Lithuanian bar owners held a protest action over the weekend, saying the government's support during the lockdown was inadequate for the survival of the sector.
On Saturday afternoon, bar owners, employees and clients gathered outside bars for 15 minutes to draw attention to the hardship suffered by the sector under the lockdown.
“We deserve compensations, we were forced to close. Since this [the closing] was a public health measure, we believe that the public should chip in to carry out this measure,” Mark Adam Harold, head of the Vilnius Nightlife Alliance and one of the organisers of the action, was quoted by BNS. “Support is slow, we've been without subsidy packages for four months.”
Lithuania has been put under a nationwide quarantine last November, with stricter measures introduced in December. Under the current lockdown, bars and restaurants are not allowed to operate except to serve takeaway food.
The government has pledged subsidies to affected businesses, including compensations to pay furloughed employees.
However, bar owners say the support is stalling.
“The problem is that [...] everything is late, the subsidies are two months behind.
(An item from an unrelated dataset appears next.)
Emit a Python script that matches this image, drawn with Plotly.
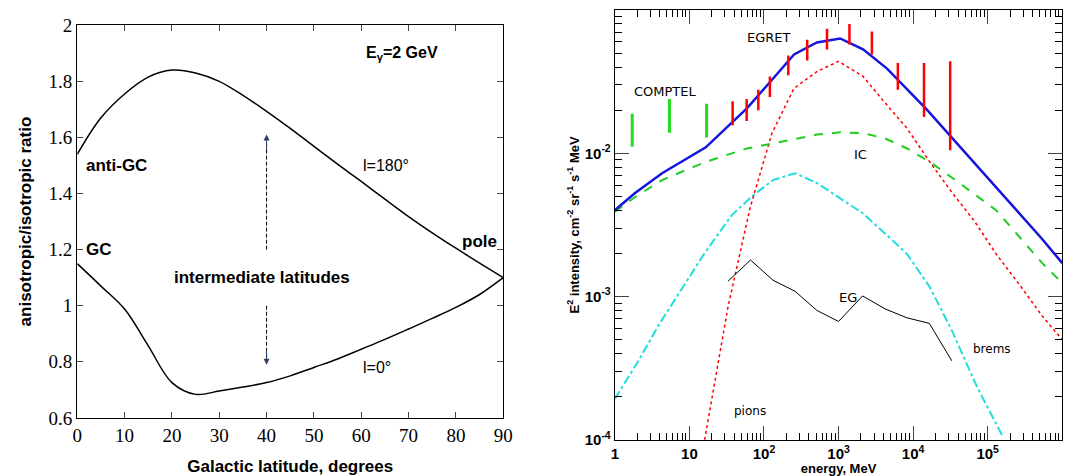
import plotly.graph_objects as go
import math

# ---- left panel data ----
lat = [0, 5, 10, 15, 20, 25, 30, 35, 40, 45, 50, 55, 60, 65, 70, 75, 80, 85, 90]
ratio_l180 = [1.54, 1.67, 1.755, 1.815, 1.84, 1.83, 1.80, 1.75, 1.693, 1.632, 1.568, 1.505, 1.443, 1.38, 1.318, 1.26, 1.205, 1.152, 1.10]
ratio_l0 = [1.15, 1.07, 0.988, 0.857, 0.726, 0.684, 0.696, 0.71, 0.726, 0.75, 0.78, 0.81, 0.845, 0.88, 0.917, 0.955, 0.994, 1.04, 1.10]

# ---- right panel data ----
E_tot = [1, 1.85, 4.3, 16.6, 32, 59, 120, 253, 513, 1050, 2130, 4470, 15500, 537000, 1e6]
I_tot = [0.0040, 0.00526, 0.00726, 0.0110, 0.0152, 0.0206, 0.0313, 0.049, 0.0594, 0.0633, 0.0531, 0.039, 0.0200, 0.00252, 0.00171]
E_pi = [16, 33, 65, 128, 253, 513, 1000, 2130, 3940, 8300, 16800, 33000, 68000, 130000, 270000, 540000, 1e6]
I_pi = [1e-4, 0.00085, 0.00414, 0.0138, 0.0284, 0.0372, 0.0438, 0.0344, 0.0234, 0.0149, 0.00866, 0.00535, 0.0033, 0.00198, 0.0012, 0.00073, 0.0005]
E_ic = [1, 1.85, 4.3, 16, 59, 128, 260, 513, 1050, 2130, 4200, 8300, 16800, 34000, 130000, 540000, 1e6]
I_ic = [0.0039, 0.00493, 0.0065, 0.00866, 0.0108, 0.0117, 0.0127, 0.0135, 0.0140, 0.0138, 0.0127, 0.0108, 0.0087, 0.0067, 0.0040, 0.00171, 0.00124]
E_br = [1, 2.1, 4, 16, 37, 69, 132, 260, 513, 1050, 2130, 4900, 8300, 16800, 33000, 72000, 160000]
I_br = [0.000193, 0.00036, 0.00065, 0.00201, 0.0037, 0.0050, 0.0065, 0.00726, 0.0062, 0.00485, 0.0038, 0.00256, 0.00198, 0.00116, 0.00058, 0.000234, 0.000105]
E_eg = [33, 66, 132, 260, 513, 1000, 2100, 4200, 8300, 16500, 33000]
I_eg = [0.00128, 0.00180, 0.00130, 0.00109, 0.00080, 0.00067, 0.00101, 0.00082, 0.00071, 0.00065, 0.000356]
E_egret = [38, 58.6, 84, 120, 212, 380, 700, 1400, 2800, 6240, 14000, 31400]
lo_egret = [0.0157, 0.0168, 0.0200, 0.0247, 0.035, 0.0445, 0.0531, 0.0575, 0.049, 0.0278, 0.0179, 0.0105]
hi_egret = [0.0231, 0.0239, 0.0278, 0.0344, 0.0482, 0.062, 0.074, 0.080, 0.0708, 0.0426, 0.0426, 0.0438]
E_comptel = [1.71, 5.4, 17]
lo_comptel = [0.0111, 0.0139, 0.0129]
hi_comptel = [0.0189, 0.0239, 0.0222]


def segs(xs, lo, hi):
    X, Y = [], []
    for x, a, b in zip(xs, lo, hi):
        X += [x, x, None]
        Y += [a, b, None]
    return X, Y


fig = go.Figure()
# left
fig.add_trace(go.Scatter(x=lat, y=ratio_l180, mode="lines", line=dict(color="black", width=1.5, shape="spline"), xaxis="x", yaxis="y"))
fig.add_trace(go.Scatter(x=lat, y=ratio_l0, mode="lines", line=dict(color="black", width=1.5, shape="spline"), xaxis="x", yaxis="y"))
fig.add_trace(go.Scatter(x=[40, 40], y=[1.2, 1.58], mode="lines", line=dict(color="black", width=1, dash="4px,2px"), xaxis="x", yaxis="y"))
fig.add_trace(go.Scatter(x=[40, 40], y=[1.0, 0.8], mode="lines", line=dict(color="black", width=1, dash="4px,2px"), xaxis="x", yaxis="y"))

# right
cx, cy = segs(E_comptel, lo_comptel, hi_comptel)
fig.add_trace(go.Scatter(x=cx, y=cy, mode="lines", line=dict(color="#22dd22", width=3), xaxis="x2", yaxis="y2"))
fig.add_trace(go.Scatter(x=E_br, y=I_br, mode="lines", line=dict(color="#22dddd", width=2, dash="dashdot"), xaxis="x2", yaxis="y2"))
fig.add_trace(go.Scatter(x=E_pi, y=I_pi, mode="lines", line=dict(color="red", width=1.5, dash="dot"), xaxis="x2", yaxis="y2"))
fig.add_trace(go.Scatter(x=E_ic, y=I_ic, mode="lines", line=dict(color="#22cc22", width=2, dash="dash"), xaxis="x2", yaxis="y2"))
fig.add_trace(go.Scatter(x=E_eg, y=I_eg, mode="lines", line=dict(color="black", width=1), xaxis="x2", yaxis="y2"))
fig.add_trace(go.Scatter(x=E_tot, y=I_tot, mode="lines", line=dict(color="#1515dd", width=2.5), xaxis="x2", yaxis="y2"))
ex, ey = segs(E_egret, lo_egret, hi_egret)
fig.add_trace(go.Scatter(x=ex, y=ey, mode="lines", line=dict(color="red", width=2.5), xaxis="x2", yaxis="y2"))

minor_x = [m * 10 ** d for d in range(0, 6) for m in range(2, 10)]
minor_y = [m * 10 ** d for d in range(-4, -1) for m in range(2, 10)]

serif = "Liberation Serif, Times New Roman, DejaVu Serif, serif"
sans = "Liberation Sans"
ax_common = dict(showline=True, linecolor="black", linewidth=1.2, mirror="ticks", ticks="inside",
                 showgrid=False, zeroline=False, automargin=False)
fig.update_layout(
    width=1073, height=476, showlegend=False, plot_bgcolor="white", paper_bgcolor="white",
    margin=dict(l=0, r=0, t=0, b=0),
    xaxis=dict(domain=[0.072, 0.469], range=[0, 90], dtick=10, ticklen=6, anchor="y",
               tickfont=dict(family=serif, size=19, color="black"),
               title=dict(text="<b>Galactic latitude, degrees</b>", font=dict(family=sans, size=17, color="black"), standoff=18),
               **ax_common),
    yaxis=dict(domain=[0.122, 0.947], range=[0.6, 2], dtick=0.2, ticklen=6, anchor="x",
               tickfont=dict(family=serif, size=19, color="black"),
               title=dict(text="<b>anisotropic/isotropic ratio</b>", font=dict(family=sans, size=17, color="black"), standoff=12),
               **ax_common),
    xaxis2=dict(domain=[0.573, 0.990], type="log", range=[0, 6], anchor="y2", ticklen=14,
                tickvals=[1, 10, 100, 1000, 1e4, 1e5, 1e6],
                ticktext=["<b>1</b>", "<b>10</b>", "<b>10<sup>2</sup></b>", "<b>10<sup>3</sup></b>", "<b>10<sup>4</sup></b>", "<b>10<sup>5</sup></b>", "<b>10<sup>6</sup></b>"],
                minor=dict(ticks="inside", ticklen=7, tickvals=minor_x, tickcolor="black"),
                tickfont=dict(family=sans, size=15, color="black"),
                title=dict(text="<b>energy, MeV</b>", font=dict(family=sans, size=13, color="black"), standoff=0),
                **ax_common),
    yaxis2=dict(domain=[0.076, 0.979], type="log", range=[-4, -1], anchor="x2", ticklen=14,
                tickvals=[1e-4, 1e-3, 1e-2],
                ticktext=["<b>10<sup>-4</sup></b>", "<b>10<sup>-3</sup></b>", "<b>10<sup>-2</sup></b>"],
                minor=dict(ticks="inside", ticklen=7, tickvals=minor_y, tickcolor="black"),
                tickfont=dict(family=sans, size=15, color="black"),
                title=dict(text="<b>E<sup>2</sup> intensity, cm<sup>-2</sup> sr<sup>-1</sup> s<sup>-1</sup> MeV</b>", font=dict(family=sans, size=13, color="black"), standoff=2),
                **ax_common),
)

def ann(x, y, text, size=17, bold=True, xanchor="left"):
    fig.add_annotation(x=x, y=y, xref="x", yref="y", text=(f"<b>{text}</b>" if bold else text), showarrow=False,
                       font=dict(family=sans, size=size, color="black"), xanchor=xanchor)

ann(60.5, 1.9, "E<sub>γ</sub>=2 GeV", size=16)
ann(1.5, 1.5, "anti-GC", size=17)
ann(1.5, 1.2, "GC", size=17)
ann(20, 1.1, "intermediate latitudes", size=17)
ann(60, 1.5, "l=180°", size=16, bold=False)
ann(60, 0.78, "l=0°", size=16, bold=False)
ann(89, 1.23, "pole", size=17, xanchor="right")
fig.add_annotation(x=40, y=1.61, ax=40, ay=1.55, xref="x", yref="y", axref="x", ayref="y", text="", showarrow=True, arrowhead=2, arrowwidth=1, arrowsize=1.2)
fig.add_annotation(x=40, y=0.79, ax=40, ay=0.85, xref="x", yref="y", axref="x", ayref="y", text="", showarrow=True, arrowhead=2, arrowwidth=1, arrowsize=1.2)

def ann2(E, I, text, size=13):
    fig.add_annotation(x=math.log10(E), y=math.log10(I), xref="x2", yref="y2", text=text, showarrow=False,
                       font=dict(family="DejaVu Sans", size=size, color="black"), xanchor="left")
ann2(1.7, 0.027, "COMPTEL")
ann2(55, 0.064, "EGRET")
ann2(1500, 0.0098, "IC")
ann2(950, 0.00098, "EG")
ann2(60000, 0.00043, "brems", size=12)
ann2(37, 0.00016, "pions", size=12)

fig.write_html("out.html", config={"displayModeBar": False},
               post_script="document.body.style.margin='0';document.body.style.overflow='hidden';")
Some [businesses] have received subsidies, others haven't. Something is stuck in the bureaucratic mechanisms,” according to Raimondas Pranka, president of the Association of Bars and Cafes.
“We want to draw attention [to the sector's problems], because we understand the epidemiological situation, but we have been forgotten,” said Rokas Ščerbinskas, owner of the Užkulisiai bar.
Vincas Jurgutis, vice-minister of economy, said the government had distributed considerable subsidies and had more support planned.
“Several support measures have been confirmed, businesses have already received over 30 million euros in various forms of support,” he told LRT TV. “The catering sector, over 1,200 firms, had, as of last Thursday, received almost 4 million euros.”
The current lockdown in Lithuania is in place until March, but is likely to be extended.
Under the government's lockdown phase-out plans, bars and cafes could be allowed to serve clients outdoors once the 14-day cumulative infection rate falls bellow 100 per 100,000 people. The rate currently stands at over 240.
Indoor bars and cafes would be allowed to reopen once the rate falls below 25.